[To be done]
Reproduce the material in full, unchanged.
--- Data provided ---
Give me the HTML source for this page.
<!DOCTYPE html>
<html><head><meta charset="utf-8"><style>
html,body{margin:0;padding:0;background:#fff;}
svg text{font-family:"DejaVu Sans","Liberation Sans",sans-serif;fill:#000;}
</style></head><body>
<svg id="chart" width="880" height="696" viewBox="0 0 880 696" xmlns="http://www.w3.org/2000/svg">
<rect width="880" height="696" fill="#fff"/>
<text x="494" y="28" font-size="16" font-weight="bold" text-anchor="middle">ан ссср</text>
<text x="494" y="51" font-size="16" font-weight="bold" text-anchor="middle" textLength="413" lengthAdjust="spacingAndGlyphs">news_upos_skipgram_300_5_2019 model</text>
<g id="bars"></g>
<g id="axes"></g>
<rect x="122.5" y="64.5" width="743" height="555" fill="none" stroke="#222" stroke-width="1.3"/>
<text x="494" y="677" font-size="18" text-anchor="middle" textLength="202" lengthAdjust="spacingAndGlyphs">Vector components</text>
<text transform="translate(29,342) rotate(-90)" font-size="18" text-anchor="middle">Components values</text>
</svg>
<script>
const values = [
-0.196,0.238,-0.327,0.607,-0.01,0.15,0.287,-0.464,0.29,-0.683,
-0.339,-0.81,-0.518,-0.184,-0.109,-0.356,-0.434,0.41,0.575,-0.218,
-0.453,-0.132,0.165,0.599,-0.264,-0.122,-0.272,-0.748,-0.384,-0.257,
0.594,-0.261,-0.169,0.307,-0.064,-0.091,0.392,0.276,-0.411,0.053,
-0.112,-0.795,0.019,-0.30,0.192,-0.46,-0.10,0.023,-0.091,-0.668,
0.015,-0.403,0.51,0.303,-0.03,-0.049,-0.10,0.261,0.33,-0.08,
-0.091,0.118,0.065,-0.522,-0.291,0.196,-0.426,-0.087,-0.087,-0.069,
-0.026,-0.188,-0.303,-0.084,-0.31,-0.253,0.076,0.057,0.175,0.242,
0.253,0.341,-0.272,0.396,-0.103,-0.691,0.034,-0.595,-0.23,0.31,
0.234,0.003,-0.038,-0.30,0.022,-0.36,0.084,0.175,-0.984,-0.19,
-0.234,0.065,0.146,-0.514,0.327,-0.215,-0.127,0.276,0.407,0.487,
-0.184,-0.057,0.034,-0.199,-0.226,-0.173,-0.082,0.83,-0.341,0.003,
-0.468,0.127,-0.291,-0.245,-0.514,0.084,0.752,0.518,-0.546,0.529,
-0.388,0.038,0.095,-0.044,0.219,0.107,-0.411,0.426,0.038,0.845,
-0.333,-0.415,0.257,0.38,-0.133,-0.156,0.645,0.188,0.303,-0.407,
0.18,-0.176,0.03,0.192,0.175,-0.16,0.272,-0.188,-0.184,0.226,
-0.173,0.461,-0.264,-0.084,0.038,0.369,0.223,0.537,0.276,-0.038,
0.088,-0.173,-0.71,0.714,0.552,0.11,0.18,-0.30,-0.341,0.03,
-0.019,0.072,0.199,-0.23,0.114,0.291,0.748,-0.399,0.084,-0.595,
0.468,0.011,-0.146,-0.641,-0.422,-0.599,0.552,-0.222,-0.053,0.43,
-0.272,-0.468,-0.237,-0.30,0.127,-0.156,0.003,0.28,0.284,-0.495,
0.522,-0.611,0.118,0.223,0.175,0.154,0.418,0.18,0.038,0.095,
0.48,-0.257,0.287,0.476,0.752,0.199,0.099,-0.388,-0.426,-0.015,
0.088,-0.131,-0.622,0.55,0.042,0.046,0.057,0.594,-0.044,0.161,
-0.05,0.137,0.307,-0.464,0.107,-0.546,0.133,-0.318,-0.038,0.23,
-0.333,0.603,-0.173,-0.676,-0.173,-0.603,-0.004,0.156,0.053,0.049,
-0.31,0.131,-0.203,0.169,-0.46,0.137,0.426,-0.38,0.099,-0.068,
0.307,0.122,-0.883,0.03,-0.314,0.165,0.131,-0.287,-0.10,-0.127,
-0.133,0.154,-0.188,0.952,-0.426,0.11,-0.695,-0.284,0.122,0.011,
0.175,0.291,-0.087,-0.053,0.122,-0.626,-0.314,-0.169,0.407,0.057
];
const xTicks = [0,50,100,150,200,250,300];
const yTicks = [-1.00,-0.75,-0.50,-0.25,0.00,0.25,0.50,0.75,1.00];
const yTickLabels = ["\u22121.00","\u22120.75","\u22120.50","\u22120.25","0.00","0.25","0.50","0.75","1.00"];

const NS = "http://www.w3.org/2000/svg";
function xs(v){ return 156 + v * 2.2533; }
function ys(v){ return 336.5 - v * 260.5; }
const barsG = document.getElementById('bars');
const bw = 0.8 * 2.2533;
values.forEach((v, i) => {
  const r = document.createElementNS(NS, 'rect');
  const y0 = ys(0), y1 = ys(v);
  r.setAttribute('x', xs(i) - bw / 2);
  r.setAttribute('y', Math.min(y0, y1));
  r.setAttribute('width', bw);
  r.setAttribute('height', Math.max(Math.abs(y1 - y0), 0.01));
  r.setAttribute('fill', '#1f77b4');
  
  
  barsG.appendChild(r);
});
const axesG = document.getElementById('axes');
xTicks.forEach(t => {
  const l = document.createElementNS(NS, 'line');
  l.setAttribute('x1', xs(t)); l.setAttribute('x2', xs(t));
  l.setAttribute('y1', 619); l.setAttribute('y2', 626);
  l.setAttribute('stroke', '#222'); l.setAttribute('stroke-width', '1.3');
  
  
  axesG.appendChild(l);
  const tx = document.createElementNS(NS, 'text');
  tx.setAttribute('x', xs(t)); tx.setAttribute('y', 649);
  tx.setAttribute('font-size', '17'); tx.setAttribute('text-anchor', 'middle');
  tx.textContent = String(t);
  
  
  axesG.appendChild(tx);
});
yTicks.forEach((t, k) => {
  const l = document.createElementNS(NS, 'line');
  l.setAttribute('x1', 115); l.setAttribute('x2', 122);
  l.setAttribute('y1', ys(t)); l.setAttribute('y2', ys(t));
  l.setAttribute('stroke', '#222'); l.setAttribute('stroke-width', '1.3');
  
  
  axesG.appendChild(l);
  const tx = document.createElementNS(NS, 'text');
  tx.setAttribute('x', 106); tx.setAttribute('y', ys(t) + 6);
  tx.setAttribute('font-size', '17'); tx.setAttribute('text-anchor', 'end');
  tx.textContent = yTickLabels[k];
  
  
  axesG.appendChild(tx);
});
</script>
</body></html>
---
[Result of this exercise]
Give me the HTML source for this page.
<!DOCTYPE html>
<html><head><meta charset="utf-8"><style>
html,body{margin:0;padding:0;background:#fff;}
svg text{font-family:"DejaVu Sans","Liberation Sans",sans-serif;fill:#000;}
</style></head><body>
<svg id="chart" width="880" height="696" viewBox="0 0 880 696" xmlns="http://www.w3.org/2000/svg">
<rect width="880" height="696" fill="#fff"/>
<text x="494" y="28" font-size="16" font-weight="bold" text-anchor="middle">ан ссср</text>
<text x="494" y="51" font-size="16" font-weight="bold" text-anchor="middle" textLength="413" lengthAdjust="spacingAndGlyphs">news_upos_skipgram_300_5_2019 model</text>
<g id="bars"></g>
<g id="axes"></g>
<rect x="122.5" y="64.5" width="743" height="555" fill="none" stroke="#222" stroke-width="1.3"/>
<text x="494" y="677" font-size="18" text-anchor="middle" textLength="202" lengthAdjust="spacingAndGlyphs">Vector components</text>
<text transform="translate(29,342) rotate(-90)" font-size="18" text-anchor="middle">Components values</text>
</svg>
<script>
const values = [
-0.196,0.238,-0.327,0.607,-0.01,0.15,0.287,-0.464,0.29,-0.683,
-0.339,-0.81,-0.518,-0.184,-0.109,-0.356,-0.434,0.41,0.575,-0.218,
-0.453,-0.132,0.165,0.599,-0.264,-0.122,-0.272,-0.748,-0.384,-0.257,
0.594,-0.261,-0.169,0.307,-0.064,-0.091,0.392,0.276,-0.411,0.053,
-0.112,-0.795,0.019,-0.30,0.192,-0.46,-0.10,0.023,-0.091,-0.668,
0.015,-0.403,0.51,0.303,-0.03,-0.049,-0.10,0.261,0.33,-0.08,
-0.091,0.118,0.065,-0.522,-0.291,0.196,-0.426,-0.087,-0.087,-0.069,
-0.026,-0.188,-0.303,-0.084,-0.31,-0.253,0.076,0.057,0.175,0.242,
0.253,0.341,-0.272,0.396,-0.103,-0.691,0.034,-0.595,-0.23,0.31,
0.234,0.003,-0.038,-0.30,0.022,-0.36,0.084,0.175,-0.984,-0.19,
-0.234,0.065,0.146,-0.514,0.327,-0.215,-0.127,0.276,0.407,0.487,
-0.184,-0.057,0.034,-0.199,-0.226,-0.173,-0.082,0.83,-0.341,0.003,
-0.468,0.127,-0.291,-0.245,-0.514,0.084,0.752,0.518,-0.546,0.529,
-0.388,0.038,0.095,-0.044,0.219,0.107,-0.411,0.426,0.038,0.845,
-0.333,-0.415,0.257,0.38,-0.133,-0.156,0.645,0.188,0.303,-0.407,
0.18,-0.176,0.03,0.192,0.175,-0.16,0.272,-0.188,-0.184,0.226,
-0.173,0.461,-0.264,-0.084,0.038,0.369,0.223,0.537,0.276,-0.038,
0.088,-0.173,-0.71,0.714,0.552,0.11,0.18,-0.30,-0.341,0.03,
-0.019,0.072,0.199,-0.23,0.114,0.291,0.748,-0.399,0.084,-0.595,
0.468,0.011,-0.146,-0.641,-0.422,-0.599,0.552,-0.222,-0.053,0.43,
-0.272,-0.468,-0.237,-0.30,0.127,-0.156,0.003,0.28,0.284,-0.495,
0.522,-0.611,0.118,0.223,0.175,0.154,0.418,0.18,0.038,0.095,
0.48,-0.257,0.287,0.476,0.752,0.199,0.099,-0.388,-0.426,-0.015,
0.088,-0.131,-0.622,0.55,0.042,0.046,0.057,0.594,-0.044,0.161,
-0.05,0.137,0.307,-0.464,0.107,-0.546,0.133,-0.318,-0.038,0.23,
-0.333,0.603,-0.173,-0.676,-0.173,-0.603,-0.004,0.156,0.053,0.049,
-0.31,0.131,-0.203,0.169,-0.46,0.137,0.426,-0.38,0.099,-0.068,
0.307,0.122,-0.883,0.03,-0.314,0.165,0.131,-0.287,-0.10,-0.127,
-0.133,0.154,-0.188,0.952,-0.426,0.11,-0.695,-0.284,0.122,0.011,
0.175,0.291,-0.087,-0.053,0.122,-0.626,-0.314,-0.169,0.407,0.057
];
const xTicks = [0,50,100,150,200,250,300];
const yTicks = [-1.00,-0.75,-0.50,-0.25,0.00,0.25,0.50,0.75,1.00];
const yTickLabels = ["\u22121.00","\u22120.75","\u22120.50","\u22120.25","0.00","0.25","0.50","0.75","1.00"];

const NS = "http://www.w3.org/2000/svg";
function xs(v){ return 156 + v * 2.2533; }
function ys(v){ return 336.5 - v * 260.5; }
const barsG = document.getElementById('bars');
const bw = 0.8 * 2.2533;
values.forEach((v, i) => {
  const r = document.createElementNS(NS, 'rect');
  const y0 = ys(0), y1 = ys(v);
  r.setAttribute('x', xs(i) - bw / 2);
  r.setAttribute('y', Math.min(y0, y1));
  r.setAttribute('width', bw);
  r.setAttribute('height', Math.max(Math.abs(y1 - y0), 0.01));
  r.setAttribute('fill', '#1f77b4');
  
  
  barsG.appendChild(r);
});
const axesG = document.getElementById('axes');
xTicks.forEach(t => {
  const l = document.createElementNS(NS, 'line');
  l.setAttribute('x1', xs(t)); l.setAttribute('x2', xs(t));
  l.setAttribute('y1', 619); l.setAttribute('y2', 626);
  l.setAttribute('stroke', '#222'); l.setAttribute('stroke-width', '1.3');
  
  
  axesG.appendChild(l);
  const tx = document.createElementNS(NS, 'text');
  tx.setAttribute('x', xs(t)); tx.setAttribute('y', 649);
  tx.setAttribute('font-size', '17'); tx.setAttribute('text-anchor', 'middle');
  tx.textContent = String(t);
  
  
  axesG.appendChild(tx);
});
yTicks.forEach((t, k) => {
  const l = document.createElementNS(NS, 'line');
  l.setAttribute('x1', 115); l.setAttribute('x2', 122);
  l.setAttribute('y1', ys(t)); l.setAttribute('y2', ys(t));
  l.setAttribute('stroke', '#222'); l.setAttribute('stroke-width', '1.3');
  
  
  axesG.appendChild(l);
  const tx = document.createElementNS(NS, 'text');
  tx.setAttribute('x', 106); tx.setAttribute('y', ys(t) + 6);
  tx.setAttribute('font-size', '17'); tx.setAttribute('text-anchor', 'end');
  tx.textContent = yTickLabels[k];
  
  
  axesG.appendChild(tx);
});
</script>
</body></html>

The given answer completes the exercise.